Your instructions:
Skip the pictures. Transcribe the rest of the data below without changing a word.

Data section:
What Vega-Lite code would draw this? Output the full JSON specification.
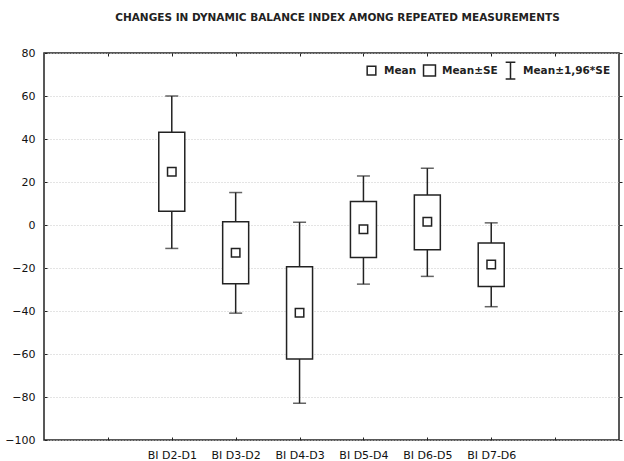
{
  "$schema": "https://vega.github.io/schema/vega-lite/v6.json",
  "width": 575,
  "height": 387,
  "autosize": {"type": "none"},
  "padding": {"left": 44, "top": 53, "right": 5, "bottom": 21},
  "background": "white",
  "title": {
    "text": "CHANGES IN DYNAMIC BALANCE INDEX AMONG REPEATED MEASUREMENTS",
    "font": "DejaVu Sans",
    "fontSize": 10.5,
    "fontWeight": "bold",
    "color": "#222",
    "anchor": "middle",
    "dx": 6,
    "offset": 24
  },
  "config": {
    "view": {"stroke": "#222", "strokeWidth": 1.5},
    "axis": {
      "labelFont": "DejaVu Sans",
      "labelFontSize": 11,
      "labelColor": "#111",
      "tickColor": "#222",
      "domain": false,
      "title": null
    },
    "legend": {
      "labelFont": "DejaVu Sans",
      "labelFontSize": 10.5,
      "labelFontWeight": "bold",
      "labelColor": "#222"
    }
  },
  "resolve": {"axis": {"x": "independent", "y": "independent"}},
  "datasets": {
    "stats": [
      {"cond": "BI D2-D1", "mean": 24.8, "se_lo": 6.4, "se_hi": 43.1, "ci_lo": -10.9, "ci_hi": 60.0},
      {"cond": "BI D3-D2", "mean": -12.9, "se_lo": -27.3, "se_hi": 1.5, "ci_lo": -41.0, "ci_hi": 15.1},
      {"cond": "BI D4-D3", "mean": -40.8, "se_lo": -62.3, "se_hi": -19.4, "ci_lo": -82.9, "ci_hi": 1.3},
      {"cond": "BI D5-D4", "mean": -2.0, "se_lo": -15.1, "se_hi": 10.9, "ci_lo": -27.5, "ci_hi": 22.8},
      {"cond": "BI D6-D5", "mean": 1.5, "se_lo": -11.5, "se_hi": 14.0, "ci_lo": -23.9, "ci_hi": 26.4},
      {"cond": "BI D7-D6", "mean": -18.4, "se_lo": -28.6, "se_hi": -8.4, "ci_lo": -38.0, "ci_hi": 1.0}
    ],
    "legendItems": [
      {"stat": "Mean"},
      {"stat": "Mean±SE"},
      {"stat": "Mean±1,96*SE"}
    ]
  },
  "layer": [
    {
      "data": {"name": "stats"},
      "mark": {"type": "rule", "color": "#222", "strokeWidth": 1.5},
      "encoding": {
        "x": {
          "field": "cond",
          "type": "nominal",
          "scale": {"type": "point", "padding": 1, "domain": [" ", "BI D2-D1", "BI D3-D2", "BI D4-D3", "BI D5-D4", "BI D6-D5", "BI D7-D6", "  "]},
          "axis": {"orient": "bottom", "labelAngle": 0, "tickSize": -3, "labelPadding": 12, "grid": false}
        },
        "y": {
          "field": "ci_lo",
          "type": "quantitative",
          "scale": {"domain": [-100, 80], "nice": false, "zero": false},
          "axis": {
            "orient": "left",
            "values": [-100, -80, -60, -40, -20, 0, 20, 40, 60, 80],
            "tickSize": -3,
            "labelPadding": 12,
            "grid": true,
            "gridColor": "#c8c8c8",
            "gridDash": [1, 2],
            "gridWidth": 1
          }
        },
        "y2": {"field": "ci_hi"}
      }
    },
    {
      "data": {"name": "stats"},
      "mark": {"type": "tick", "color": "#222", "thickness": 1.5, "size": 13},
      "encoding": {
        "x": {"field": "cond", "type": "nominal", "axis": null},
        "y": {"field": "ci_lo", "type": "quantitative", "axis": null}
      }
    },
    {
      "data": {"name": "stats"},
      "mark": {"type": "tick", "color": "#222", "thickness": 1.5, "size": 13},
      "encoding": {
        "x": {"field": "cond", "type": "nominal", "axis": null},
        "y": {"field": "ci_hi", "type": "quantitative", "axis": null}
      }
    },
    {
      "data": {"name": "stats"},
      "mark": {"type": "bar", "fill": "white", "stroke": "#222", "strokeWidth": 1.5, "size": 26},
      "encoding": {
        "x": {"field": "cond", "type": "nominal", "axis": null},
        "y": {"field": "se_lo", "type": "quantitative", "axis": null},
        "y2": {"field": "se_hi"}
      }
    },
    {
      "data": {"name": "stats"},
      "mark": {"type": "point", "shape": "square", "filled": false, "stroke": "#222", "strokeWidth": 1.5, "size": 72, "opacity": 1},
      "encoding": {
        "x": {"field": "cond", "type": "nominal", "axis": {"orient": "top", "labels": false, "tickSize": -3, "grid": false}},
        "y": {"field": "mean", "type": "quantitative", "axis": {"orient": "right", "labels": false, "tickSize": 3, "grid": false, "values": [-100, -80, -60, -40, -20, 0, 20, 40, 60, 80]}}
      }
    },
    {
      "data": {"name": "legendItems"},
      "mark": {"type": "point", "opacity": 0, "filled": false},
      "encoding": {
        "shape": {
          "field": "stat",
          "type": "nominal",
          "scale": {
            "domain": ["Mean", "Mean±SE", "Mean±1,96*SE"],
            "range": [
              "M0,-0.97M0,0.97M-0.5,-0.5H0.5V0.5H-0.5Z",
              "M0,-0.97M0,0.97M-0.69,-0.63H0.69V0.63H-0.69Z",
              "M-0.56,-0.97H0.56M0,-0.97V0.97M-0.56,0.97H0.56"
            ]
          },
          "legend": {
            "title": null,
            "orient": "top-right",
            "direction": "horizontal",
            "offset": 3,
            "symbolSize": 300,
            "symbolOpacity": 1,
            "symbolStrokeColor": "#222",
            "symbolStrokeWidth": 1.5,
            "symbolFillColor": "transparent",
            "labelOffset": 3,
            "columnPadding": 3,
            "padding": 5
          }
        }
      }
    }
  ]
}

Problem solution:
What Vega-Lite code would draw this? Output the full JSON specification.
{
  "$schema": "https://vega.github.io/schema/vega-lite/v6.json",
  "width": 575,
  "height": 387,
  "autosize": {"type": "none"},
  "padding": {"left": 44, "top": 53, "right": 5, "bottom": 21},
  "background": "white",
  "title": {
    "text": "CHANGES IN DYNAMIC BALANCE INDEX AMONG REPEATED MEASUREMENTS",
    "font": "DejaVu Sans",
    "fontSize": 10.5,
    "fontWeight": "bold",
    "color": "#222",
    "anchor": "middle",
    "dx": 6,
    "offset": 24
  },
  "config": {
    "view": {"stroke": "#222", "strokeWidth": 1.5},
    "axis": {
      "labelFont": "DejaVu Sans",
      "labelFontSize": 11,
      "labelColor": "#111",
      "tickColor": "#222",
      "domain": false,
      "title": null
    },
    "legend": {
      "labelFont": "DejaVu Sans",
      "labelFontSize": 10.5,
      "labelFontWeight": "bold",
      "labelColor": "#222"
    }
  },
  "resolve": {"axis": {"x": "independent", "y": "independent"}},
  "datasets": {
    "stats": [
      {"cond": "BI D2-D1", "mean": 24.8, "se_lo": 6.4, "se_hi": 43.1, "ci_lo": -10.9, "ci_hi": 60.0},
      {"cond": "BI D3-D2", "mean": -12.9, "se_lo": -27.3, "se_hi": 1.5, "ci_lo": -41.0, "ci_hi": 15.1},
      {"cond": "BI D4-D3", "mean": -40.8, "se_lo": -62.3, "se_hi": -19.4, "ci_lo": -82.9, "ci_hi": 1.3},
      {"cond": "BI D5-D4", "mean": -2.0, "se_lo": -15.1, "se_hi": 10.9, "ci_lo": -27.5, "ci_hi": 22.8},
      {"cond": "BI D6-D5", "mean": 1.5, "se_lo": -11.5, "se_hi": 14.0, "ci_lo": -23.9, "ci_hi": 26.4},
      {"cond": "BI D7-D6", "mean": -18.4, "se_lo": -28.6, "se_hi": -8.4, "ci_lo": -38.0, "ci_hi": 1.0}
    ],
    "legendItems": [
      {"stat": "Mean"},
      {"stat": "Mean±SE"},
      {"stat": "Mean±1,96*SE"}
    ]
  },
  "layer": [
    {
      "data": {"name": "stats"},
      "mark": {"type": "rule", "color": "#222", "strokeWidth": 1.5},
      "encoding": {
        "x": {
          "field": "cond",
          "type": "nominal",
          "scale": {"type": "point", "padding": 1, "domain": [" ", "BI D2-D1", "BI D3-D2", "BI D4-D3", "BI D5-D4", "BI D6-D5", "BI D7-D6", "  "]},
          "axis": {"orient": "bottom", "labelAngle": 0, "tickSize": -3, "labelPadding": 12, "grid": false}
        },
        "y": {
          "field": "ci_lo",
          "type": "quantitative",
          "scale": {"domain": [-100, 80], "nice": false, "zero": false},
          "axis": {
            "orient": "left",
            "values": [-100, -80, -60, -40, -20, 0, 20, 40, 60, 80],
            "tickSize": -3,
            "labelPadding": 12,
            "grid": true,
            "gridColor": "#c8c8c8",
            "gridDash": [1, 2],
            "gridWidth": 1
          }
        },
        "y2": {"field": "ci_hi"}
      }
    },
    {
      "data": {"name": "stats"},
      "mark": {"type": "tick", "color": "#222", "thickness": 1.5, "size": 13},
      "encoding": {
        "x": {"field": "cond", "type": "nominal", "axis": null},
        "y": {"field": "ci_lo", "type": "quantitative", "axis": null}
      }
    },
    {
      "data": {"name": "stats"},
      "mark": {"type": "tick", "color": "#222", "thickness": 1.5, "size": 13},
      "encoding": {
        "x": {"field": "cond", "type": "nominal", "axis": null},
        "y": {"field": "ci_hi", "type": "quantitative", "axis": null}
      }
    },
    {
      "data": {"name": "stats"},
      "mark": {"type": "bar", "fill": "white", "stroke": "#222", "strokeWidth": 1.5, "size": 26},
      "encoding": {
        "x": {"field": "cond", "type": "nominal", "axis": null},
        "y": {"field": "se_lo", "type": "quantitative", "axis": null},
        "y2": {"field": "se_hi"}
      }
    },
    {
      "data": {"name": "stats"},
      "mark": {"type": "point", "shape": "square", "filled": false, "stroke": "#222", "strokeWidth": 1.5, "size": 72, "opacity": 1},
      "encoding": {
        "x": {"field": "cond", "type": "nominal", "axis": {"orient": "top", "labels": false, "tickSize": -3, "grid": false}},
        "y": {"field": "mean", "type": "quantitative", "axis": {"orient": "right", "labels": false, "tickSize": 3, "grid": false, "values": [-100, -80, -60, -40, -20, 0, 20, 40, 60, 80]}}
      }
    },
    {
      "data": {"name": "legendItems"},
      "mark": {"type": "point", "opacity": 0, "filled": false},
      "encoding": {
        "shape": {
          "field": "stat",
          "type": "nominal",
          "scale": {
            "domain": ["Mean", "Mean±SE", "Mean±1,96*SE"],
            "range": [
              "M0,-0.97M0,0.97M-0.5,-0.5H0.5V0.5H-0.5Z",
              "M0,-0.97M0,0.97M-0.69,-0.63H0.69V0.63H-0.69Z",
              "M-0.56,-0.97H0.56M0,-0.97V0.97M-0.56,0.97H0.56"
            ]
          },
          "legend": {
            "title": null,
            "orient": "top-right",
            "direction": "horizontal",
            "offset": 3,
            "symbolSize": 300,
            "symbolOpacity": 1,
            "symbolStrokeColor": "#222",
            "symbolStrokeWidth": 1.5,
            "symbolFillColor": "transparent",
            "labelOffset": 3,
            "columnPadding": 3,
            "padding": 5
          }
        }
      }
    }
  ]
}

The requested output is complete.